The Miami Herald

May 23, 1959.  p. 7.

 

The Case Of Cuba’s Maj. Alex Morgan

FBI Told He’s Joined the Communist Party

 

By Westbrook Pegler

            NEW YORK – William Alexander Morgan is a major on Fidel Castro’s general staff. The FBI in Washington has received reports from observers in Cuba that he has joined the Cuban Communist Party and is one of nine or 10 Communists on the general staff.

            He was born in Cleveland 31 years ago, but was raised in Toledo where his father, of the same name, and his mother, Elira Morgan, still reside in a family home in an aging and slightly seedy neighborhood of old, large homes. Mr. Morgan, Sr. now 74 years old, was budget director of Toledo Edison for many years and is now retired and ailing in consequence of a heart condition.

            Toledo police interviewed recently by John [Galingher], a reporter of The Detroit Times, described Maj. Morgan as a bully by nature. He quit school early and went to sea as a foremasthand for a number of cruises to Belgium and Germany.
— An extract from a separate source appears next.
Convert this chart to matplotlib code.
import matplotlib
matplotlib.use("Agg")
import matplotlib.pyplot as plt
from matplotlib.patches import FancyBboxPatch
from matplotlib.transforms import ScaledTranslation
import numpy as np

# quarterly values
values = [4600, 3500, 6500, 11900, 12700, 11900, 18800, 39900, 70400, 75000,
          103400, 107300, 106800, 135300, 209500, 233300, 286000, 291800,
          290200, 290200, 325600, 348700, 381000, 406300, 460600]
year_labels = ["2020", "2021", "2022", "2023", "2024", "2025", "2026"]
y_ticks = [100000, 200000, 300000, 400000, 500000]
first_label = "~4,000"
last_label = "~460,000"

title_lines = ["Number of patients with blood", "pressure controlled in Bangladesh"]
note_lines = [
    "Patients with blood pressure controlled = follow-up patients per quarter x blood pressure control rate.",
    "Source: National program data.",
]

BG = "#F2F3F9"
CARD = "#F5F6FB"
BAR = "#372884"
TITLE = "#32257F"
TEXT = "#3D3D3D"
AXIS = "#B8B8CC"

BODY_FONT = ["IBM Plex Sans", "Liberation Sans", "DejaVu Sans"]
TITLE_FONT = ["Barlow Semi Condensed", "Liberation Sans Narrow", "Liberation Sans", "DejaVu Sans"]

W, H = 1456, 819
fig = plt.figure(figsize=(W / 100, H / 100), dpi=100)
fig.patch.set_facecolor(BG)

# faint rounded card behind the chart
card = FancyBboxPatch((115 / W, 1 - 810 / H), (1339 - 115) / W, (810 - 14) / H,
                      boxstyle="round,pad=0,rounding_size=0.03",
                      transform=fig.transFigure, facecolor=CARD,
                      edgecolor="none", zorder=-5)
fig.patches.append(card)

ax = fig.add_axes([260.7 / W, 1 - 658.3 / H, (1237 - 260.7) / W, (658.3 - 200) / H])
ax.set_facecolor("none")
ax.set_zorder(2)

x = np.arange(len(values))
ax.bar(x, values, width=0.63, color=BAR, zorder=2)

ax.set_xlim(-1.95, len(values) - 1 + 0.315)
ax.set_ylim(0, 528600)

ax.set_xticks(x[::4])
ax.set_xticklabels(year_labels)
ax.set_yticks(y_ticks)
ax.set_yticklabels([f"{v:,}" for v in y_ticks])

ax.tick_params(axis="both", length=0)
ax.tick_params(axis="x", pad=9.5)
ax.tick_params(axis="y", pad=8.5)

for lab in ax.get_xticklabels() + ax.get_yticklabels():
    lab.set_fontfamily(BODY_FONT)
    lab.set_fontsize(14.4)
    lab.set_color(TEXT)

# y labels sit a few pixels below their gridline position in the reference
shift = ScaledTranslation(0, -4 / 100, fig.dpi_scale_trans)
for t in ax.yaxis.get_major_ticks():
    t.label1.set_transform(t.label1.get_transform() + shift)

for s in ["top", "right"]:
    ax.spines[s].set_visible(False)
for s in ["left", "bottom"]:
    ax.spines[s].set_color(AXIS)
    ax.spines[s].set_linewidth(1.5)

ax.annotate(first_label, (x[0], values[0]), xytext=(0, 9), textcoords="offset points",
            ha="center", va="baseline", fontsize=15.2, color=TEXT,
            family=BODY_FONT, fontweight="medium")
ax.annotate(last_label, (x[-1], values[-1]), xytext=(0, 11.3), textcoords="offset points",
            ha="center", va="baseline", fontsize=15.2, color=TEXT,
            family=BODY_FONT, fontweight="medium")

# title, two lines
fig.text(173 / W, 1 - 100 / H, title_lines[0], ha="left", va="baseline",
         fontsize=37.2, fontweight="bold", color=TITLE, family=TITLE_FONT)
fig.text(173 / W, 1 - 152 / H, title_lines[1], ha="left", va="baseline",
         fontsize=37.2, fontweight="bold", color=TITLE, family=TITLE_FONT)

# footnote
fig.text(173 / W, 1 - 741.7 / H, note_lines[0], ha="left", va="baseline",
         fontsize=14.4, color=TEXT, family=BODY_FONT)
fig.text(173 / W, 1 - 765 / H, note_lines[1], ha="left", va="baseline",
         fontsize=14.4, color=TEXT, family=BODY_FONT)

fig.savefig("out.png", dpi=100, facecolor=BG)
He got into his first official trouble when he was 15 and the police data has it that his mother always took his part while his father, not a robust man at best, lost authority over the boy in his early years.
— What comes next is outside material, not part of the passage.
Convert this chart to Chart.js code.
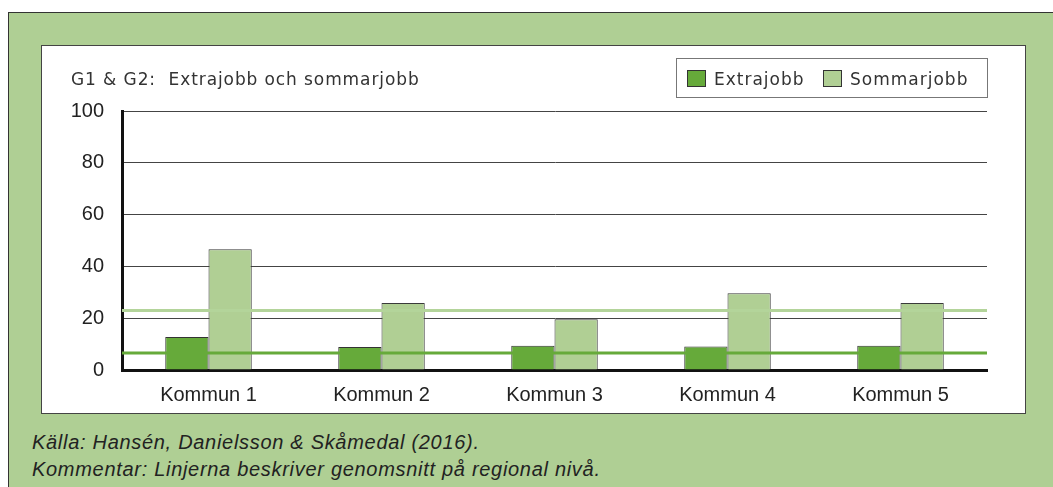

            Mrs. Morgan received a phone call from her son about May 13, ostensibly from Miami, in which he told her he was buying airplane parts in the U.S. for Castro’s forces. The FBI is inquiring whether such purchases would violate the Neutrality Act.

 

            When it was no longer possible to keep Alex Morgan in school in Toledo his parents signed papers necessary to get him a seagoing job. He beached himself in the U.S. in 1946 or 1947, his mother’s memory being a little hazy as to that, and had in his possession a .45 automatic pistol

            After drinking some beers in the Morgan home that night, he and some other boys set out to link together a chain of petty stickups, but were so well satisfied with $20 from their first stop at a lunchroom called Piggly Wiggly that they called it a night and hitched a hike toward Lorain, Ohio, with a man who they stuck-up soon after he took them aboard. They tied his hands, got $5 and, next, tried a drugstore. However, when the druggist laughed in their faces, the lost their nerve.

            Morgan beat both stick-up charges because he was a “juvenile” under the law.

            After his seafaring career, Maj. Morgan joined the 82nd Airborne and was sent to Japan where he slugged a sentry in a hospital, took his gun and uniform, and went over the hill to keep a date with a Japanese girl. He got five years and a dishonorable discharge after a general court martial on a charge of escaping from confinement and stealing government property. He was in the hospital for minor surgery, but it appears that he was a prisoner.

            His next stop was Camp Cook, Calif., on May 18, 1948 and as a prisoner on Feb. 19, 1949, he was transferred to the federal prison at Chillicothe, Ohio whence he soon escaped. Recaptured, he was sent to the federal prison at Milan, Mich., to finish his term plus two years on additional charges.

            The Toledo probation data sums up Maj. Morgan as a rebel always fighting authority. His family are otherwise markedly respectable.